● **Code that draws figures**
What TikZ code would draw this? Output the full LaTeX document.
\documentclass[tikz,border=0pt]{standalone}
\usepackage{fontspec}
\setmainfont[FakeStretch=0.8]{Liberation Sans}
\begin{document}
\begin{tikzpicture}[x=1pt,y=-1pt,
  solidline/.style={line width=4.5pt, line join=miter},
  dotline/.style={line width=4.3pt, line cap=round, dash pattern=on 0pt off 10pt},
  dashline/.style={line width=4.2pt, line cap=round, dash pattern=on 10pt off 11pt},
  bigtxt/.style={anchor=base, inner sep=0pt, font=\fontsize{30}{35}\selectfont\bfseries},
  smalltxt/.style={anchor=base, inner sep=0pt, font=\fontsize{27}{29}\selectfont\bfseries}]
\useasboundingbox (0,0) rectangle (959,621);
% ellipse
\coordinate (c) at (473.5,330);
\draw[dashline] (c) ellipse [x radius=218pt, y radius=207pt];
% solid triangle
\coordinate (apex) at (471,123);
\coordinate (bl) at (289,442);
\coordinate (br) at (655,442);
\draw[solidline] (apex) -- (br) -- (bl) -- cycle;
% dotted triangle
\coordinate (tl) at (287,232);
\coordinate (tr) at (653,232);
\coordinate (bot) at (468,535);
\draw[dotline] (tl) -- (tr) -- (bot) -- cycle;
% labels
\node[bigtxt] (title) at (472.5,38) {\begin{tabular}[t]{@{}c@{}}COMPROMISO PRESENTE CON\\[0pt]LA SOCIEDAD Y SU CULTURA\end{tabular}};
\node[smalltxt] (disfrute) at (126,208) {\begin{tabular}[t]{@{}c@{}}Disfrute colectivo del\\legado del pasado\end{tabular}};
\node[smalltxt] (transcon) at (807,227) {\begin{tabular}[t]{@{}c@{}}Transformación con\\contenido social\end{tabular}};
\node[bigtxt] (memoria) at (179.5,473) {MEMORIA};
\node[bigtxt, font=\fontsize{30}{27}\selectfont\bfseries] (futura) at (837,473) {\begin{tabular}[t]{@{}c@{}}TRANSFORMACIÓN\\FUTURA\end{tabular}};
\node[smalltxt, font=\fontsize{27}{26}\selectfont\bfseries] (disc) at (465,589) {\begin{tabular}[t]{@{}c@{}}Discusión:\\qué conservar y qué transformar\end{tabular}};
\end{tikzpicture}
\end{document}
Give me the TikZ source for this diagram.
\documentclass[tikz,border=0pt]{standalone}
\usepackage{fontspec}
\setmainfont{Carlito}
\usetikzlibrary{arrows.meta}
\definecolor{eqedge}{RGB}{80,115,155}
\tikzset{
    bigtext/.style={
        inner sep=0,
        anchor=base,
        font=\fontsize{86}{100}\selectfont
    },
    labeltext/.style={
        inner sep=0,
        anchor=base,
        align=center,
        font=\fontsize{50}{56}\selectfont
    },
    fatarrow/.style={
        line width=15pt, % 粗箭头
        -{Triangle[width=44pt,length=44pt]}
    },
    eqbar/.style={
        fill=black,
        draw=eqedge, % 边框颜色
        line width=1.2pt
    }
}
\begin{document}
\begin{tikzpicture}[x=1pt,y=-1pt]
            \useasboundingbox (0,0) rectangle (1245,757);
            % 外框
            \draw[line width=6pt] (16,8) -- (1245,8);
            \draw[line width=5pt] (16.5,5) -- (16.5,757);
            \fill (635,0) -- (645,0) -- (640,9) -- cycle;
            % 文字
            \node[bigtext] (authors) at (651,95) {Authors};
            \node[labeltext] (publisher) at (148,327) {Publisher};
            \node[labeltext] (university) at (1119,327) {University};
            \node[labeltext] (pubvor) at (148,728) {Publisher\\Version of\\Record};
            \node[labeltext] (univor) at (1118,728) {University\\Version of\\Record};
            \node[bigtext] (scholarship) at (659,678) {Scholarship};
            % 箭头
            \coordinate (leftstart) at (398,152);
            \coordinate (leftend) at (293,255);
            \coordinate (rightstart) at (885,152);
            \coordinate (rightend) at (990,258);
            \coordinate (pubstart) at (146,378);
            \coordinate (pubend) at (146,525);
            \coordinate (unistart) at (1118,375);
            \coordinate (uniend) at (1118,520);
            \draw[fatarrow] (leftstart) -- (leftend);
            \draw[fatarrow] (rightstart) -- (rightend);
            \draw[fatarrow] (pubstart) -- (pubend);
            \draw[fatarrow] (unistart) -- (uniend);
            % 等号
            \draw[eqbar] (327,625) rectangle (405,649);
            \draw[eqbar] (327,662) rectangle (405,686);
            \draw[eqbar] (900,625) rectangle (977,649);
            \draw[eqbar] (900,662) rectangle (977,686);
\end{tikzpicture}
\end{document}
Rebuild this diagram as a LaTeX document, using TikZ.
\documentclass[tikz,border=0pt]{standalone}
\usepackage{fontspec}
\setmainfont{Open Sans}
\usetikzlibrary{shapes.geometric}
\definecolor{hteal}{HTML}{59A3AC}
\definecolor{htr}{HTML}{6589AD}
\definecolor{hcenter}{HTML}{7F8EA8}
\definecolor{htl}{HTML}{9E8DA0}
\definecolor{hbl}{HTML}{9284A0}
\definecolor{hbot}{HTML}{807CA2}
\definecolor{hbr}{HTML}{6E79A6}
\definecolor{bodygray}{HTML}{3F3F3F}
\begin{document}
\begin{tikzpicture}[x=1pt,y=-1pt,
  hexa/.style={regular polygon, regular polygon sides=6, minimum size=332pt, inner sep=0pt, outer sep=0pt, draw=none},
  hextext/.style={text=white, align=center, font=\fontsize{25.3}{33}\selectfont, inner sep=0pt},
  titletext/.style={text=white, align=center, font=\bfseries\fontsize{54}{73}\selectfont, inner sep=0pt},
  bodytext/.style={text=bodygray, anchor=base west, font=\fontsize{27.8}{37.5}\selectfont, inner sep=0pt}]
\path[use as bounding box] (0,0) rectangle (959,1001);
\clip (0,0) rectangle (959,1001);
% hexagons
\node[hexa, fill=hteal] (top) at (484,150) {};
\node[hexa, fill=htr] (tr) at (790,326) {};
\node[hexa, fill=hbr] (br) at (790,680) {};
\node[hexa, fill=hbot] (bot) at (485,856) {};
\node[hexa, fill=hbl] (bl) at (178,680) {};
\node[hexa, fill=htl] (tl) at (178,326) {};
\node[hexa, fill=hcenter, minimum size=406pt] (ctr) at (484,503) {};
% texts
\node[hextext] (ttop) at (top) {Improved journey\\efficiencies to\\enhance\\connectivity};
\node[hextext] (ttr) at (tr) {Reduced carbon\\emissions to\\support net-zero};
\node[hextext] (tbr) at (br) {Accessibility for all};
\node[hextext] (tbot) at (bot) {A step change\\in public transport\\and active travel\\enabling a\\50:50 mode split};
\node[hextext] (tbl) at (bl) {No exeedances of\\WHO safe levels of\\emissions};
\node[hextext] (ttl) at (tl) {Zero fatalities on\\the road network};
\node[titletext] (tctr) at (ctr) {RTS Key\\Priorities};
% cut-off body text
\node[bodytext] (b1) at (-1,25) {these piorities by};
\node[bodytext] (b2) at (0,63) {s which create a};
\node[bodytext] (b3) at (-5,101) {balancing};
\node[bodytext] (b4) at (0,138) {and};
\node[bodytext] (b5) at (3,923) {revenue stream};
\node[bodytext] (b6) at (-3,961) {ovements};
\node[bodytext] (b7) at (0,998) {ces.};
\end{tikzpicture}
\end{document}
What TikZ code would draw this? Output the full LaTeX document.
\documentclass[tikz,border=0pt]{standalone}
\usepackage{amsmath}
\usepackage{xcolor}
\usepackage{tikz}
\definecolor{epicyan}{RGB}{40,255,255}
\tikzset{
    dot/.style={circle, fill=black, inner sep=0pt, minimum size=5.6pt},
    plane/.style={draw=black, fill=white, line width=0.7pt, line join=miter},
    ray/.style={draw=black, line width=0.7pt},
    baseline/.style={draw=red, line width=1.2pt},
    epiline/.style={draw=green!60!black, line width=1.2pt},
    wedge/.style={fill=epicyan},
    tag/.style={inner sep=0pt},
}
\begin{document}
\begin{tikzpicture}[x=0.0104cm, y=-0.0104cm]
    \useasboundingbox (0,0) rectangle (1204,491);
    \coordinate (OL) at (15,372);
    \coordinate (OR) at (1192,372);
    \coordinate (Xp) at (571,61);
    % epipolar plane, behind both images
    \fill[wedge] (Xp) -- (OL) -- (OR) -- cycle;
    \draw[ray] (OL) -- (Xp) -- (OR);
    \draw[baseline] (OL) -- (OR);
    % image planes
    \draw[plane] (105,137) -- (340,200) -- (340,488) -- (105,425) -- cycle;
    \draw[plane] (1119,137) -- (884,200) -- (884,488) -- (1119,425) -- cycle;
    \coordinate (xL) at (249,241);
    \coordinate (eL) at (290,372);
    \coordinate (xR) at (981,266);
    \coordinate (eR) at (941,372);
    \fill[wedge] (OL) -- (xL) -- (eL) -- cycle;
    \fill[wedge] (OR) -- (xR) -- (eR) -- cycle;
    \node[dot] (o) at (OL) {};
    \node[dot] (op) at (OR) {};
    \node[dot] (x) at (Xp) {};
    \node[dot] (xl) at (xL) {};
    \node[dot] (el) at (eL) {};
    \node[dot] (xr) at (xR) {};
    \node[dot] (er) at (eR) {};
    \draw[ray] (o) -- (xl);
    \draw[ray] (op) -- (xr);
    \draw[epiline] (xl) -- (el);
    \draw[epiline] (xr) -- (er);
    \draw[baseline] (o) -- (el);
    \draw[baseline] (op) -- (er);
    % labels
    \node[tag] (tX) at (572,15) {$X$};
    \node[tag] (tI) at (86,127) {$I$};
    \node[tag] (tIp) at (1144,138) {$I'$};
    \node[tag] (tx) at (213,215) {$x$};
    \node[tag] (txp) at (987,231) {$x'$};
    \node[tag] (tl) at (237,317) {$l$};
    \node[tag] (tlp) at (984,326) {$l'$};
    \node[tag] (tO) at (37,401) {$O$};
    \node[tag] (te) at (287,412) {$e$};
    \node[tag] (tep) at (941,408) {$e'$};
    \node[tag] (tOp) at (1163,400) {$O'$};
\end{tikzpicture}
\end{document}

● **Exercise**
Reproduce each line of the entries in which the word "diagram" is found.

● **Result**
Give me the TikZ source for this diagram.
Rebuild this diagram as a LaTeX document, using TikZ.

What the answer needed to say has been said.